Ed è proprio qui che si rivela un profondo paradosso nella mancata registrazione del tempo attraverso lo spazio, un po’ come accade nelle trame temporali della meccanica quantistica e della meccanica newtoniana: essere qui ma non ora (o ora, ma non qui), da un lato, ed essere insieme spazio e tempo, dall’altro.

Ma mentre la prosa, per Sebald, ambisce a una ricostruzione architettonica del tempo, la poesia rimane sospesa tra questi due stati dell’io, quello della terra e quello dell’acqua, affidando alla parola il compito di essere insieme lirica e narrativa, di esprimere l’evento e di raccontarlo, per poi fotografarlo, rendendolo così eterno e fermo, senza tempo – l’aion (αἰών) degli antichi greci – attraverso gli spazi della memoria: delle vere e proprie tracce memoriali che, in questa raccolta senza fine, senza linearità macrotestuale e senza autore, sono lasciate a noi lettori di Sebald attraverso i suoi luoghi e i suoi elenchi, popolati da persone note e ignote, da ricordi e storie, tra realtà e finzione.
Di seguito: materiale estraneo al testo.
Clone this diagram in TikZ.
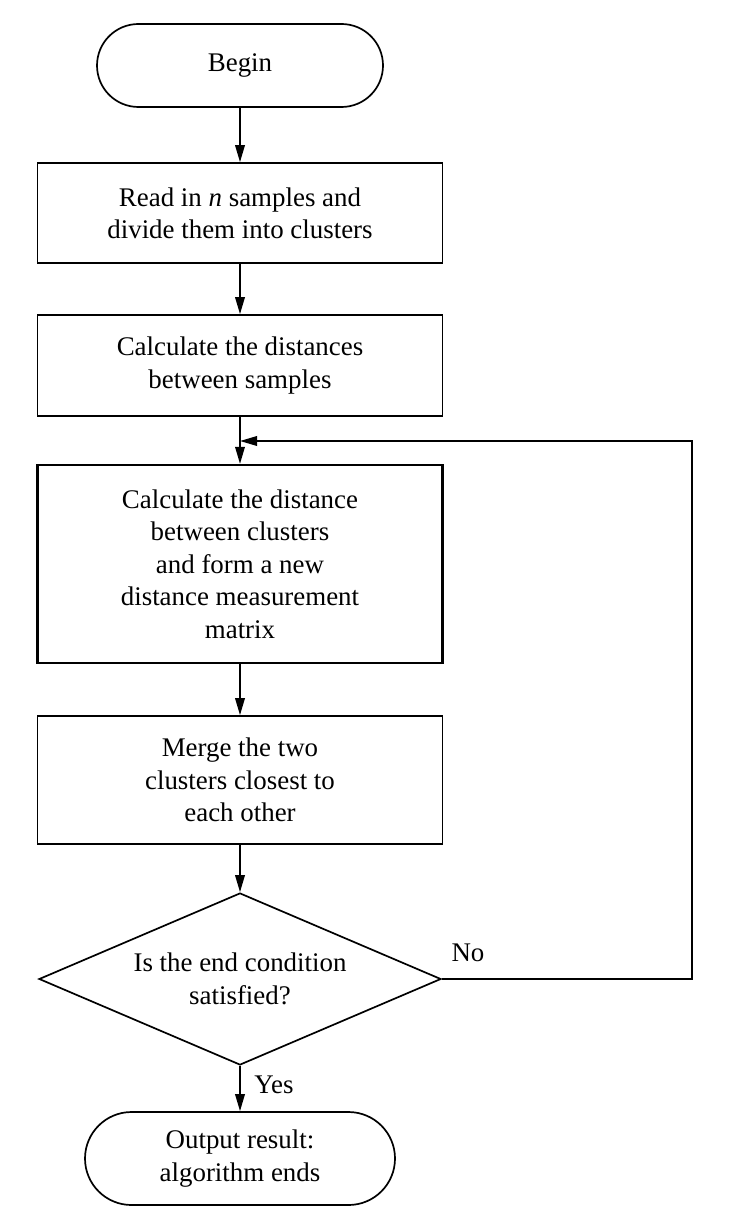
\documentclass[tikz,border=0pt]{standalone}
\usepackage{fontspec}
\setmainfont{Liberation Serif}
\usetikzlibrary{arrows.meta,shapes.geometric}
\begin{document}
\begin{tikzpicture}[x=1pt,y=1pt,
  every node/.style={font=\fontsize{13.45pt}{16.2pt}\selectfont, align=center, inner sep=0pt},
  procbox/.style={draw, line width=0.85pt, minimum width=202.5pt},
  termbox/.style={draw, line width=0.85pt},
  decbox/.style={draw, line width=0.85pt, shape=diamond, aspect=2.34, minimum width=201pt, minimum height=86pt},
  arr/.style={line width=0.8pt, -{Triangle[length=8.5pt,width=4.8pt]}},
  lbl/.style={font=\fontsize{13.45pt}{16.2pt}\selectfont}
]
\useasboundingbox (0,0) rectangle (366,-604.5);
\node[termbox, minimum width=143pt, minimum height=41.5pt, rounded corners=20.75pt] (begin) at (120,-32.75) {Begin};
\node[procbox, minimum height=50pt] (read) at (120,-106.5) {Read in \textit{n} samples and\\divide them into clusters};
\node[procbox, minimum height=50.5pt] (dist) at (120,-182.75) {Calculate the distances\\between samples};
\node[procbox, line width=1.15pt, minimum height=99pt] (clus) at (120,-282) {Calculate the distance\\between clusters\\and form a new\\distance measurement\\matrix};
\node[procbox, minimum height=64pt] (merge) at (120,-390) {Merge the two\\clusters closest to\\each other};
\node[decbox] (cond) at (120,-489.5) {Is the end condition\\satisfied?};
\node[termbox, minimum width=155pt, minimum height=46.5pt, rounded corners=23.25pt] (finish) at (120,-579.25) {Output result:\\algorithm ends};
\coordinate (c1) at (346,-489.5);
\coordinate (c2) at (346,-220.5);
\coordinate (c3) at (120,-220.5);
\draw[arr] (begin) -- (read);
\draw[arr] (read) -- (dist);
\draw[arr] (dist) -- (clus);
\draw[arr] (clus) -- (merge);
\draw[arr] (merge) -- (cond);
\draw[arr] (cond) -- (finish);
\draw[arr] (cond.east) -- (c1) -- (c2) -- (c3);
\node[lbl] (no) at (234,-476.5) {No};
\node[lbl] (yes) at (137,-542.5) {Yes};
\end{tikzpicture}
\end{document}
Proprio come accade nel testo che chiude l’esperienza lirica dell’autore – alle soglie di questi paesaggi, in Distogliendo lo sguardo:
l’occhio del cane
tutto vede
come se fosse
ancora all’inizio
Non mi stupirebbe, a questo punto, di leggere tra qualche anno nell’apparato critico dell’edizione tedesca delle opere di Sebald la ‘voce’ Zyklus (ciclo) per descrivere la sua poesia: uno spazio e un tempo in cui i motivi ritornano e si trasformano, intrecciando memoria individuale e storia collettiva in un verso che, anche quando sembra finire, torna su se stesso, cercando ancora una volta un nuovo inizio negli spazi vuoti della pagina bianca, tra le fotografie di un archivio, nei pressi di una stazione, nei suoni e nei rumori, degli uomini e degli animali.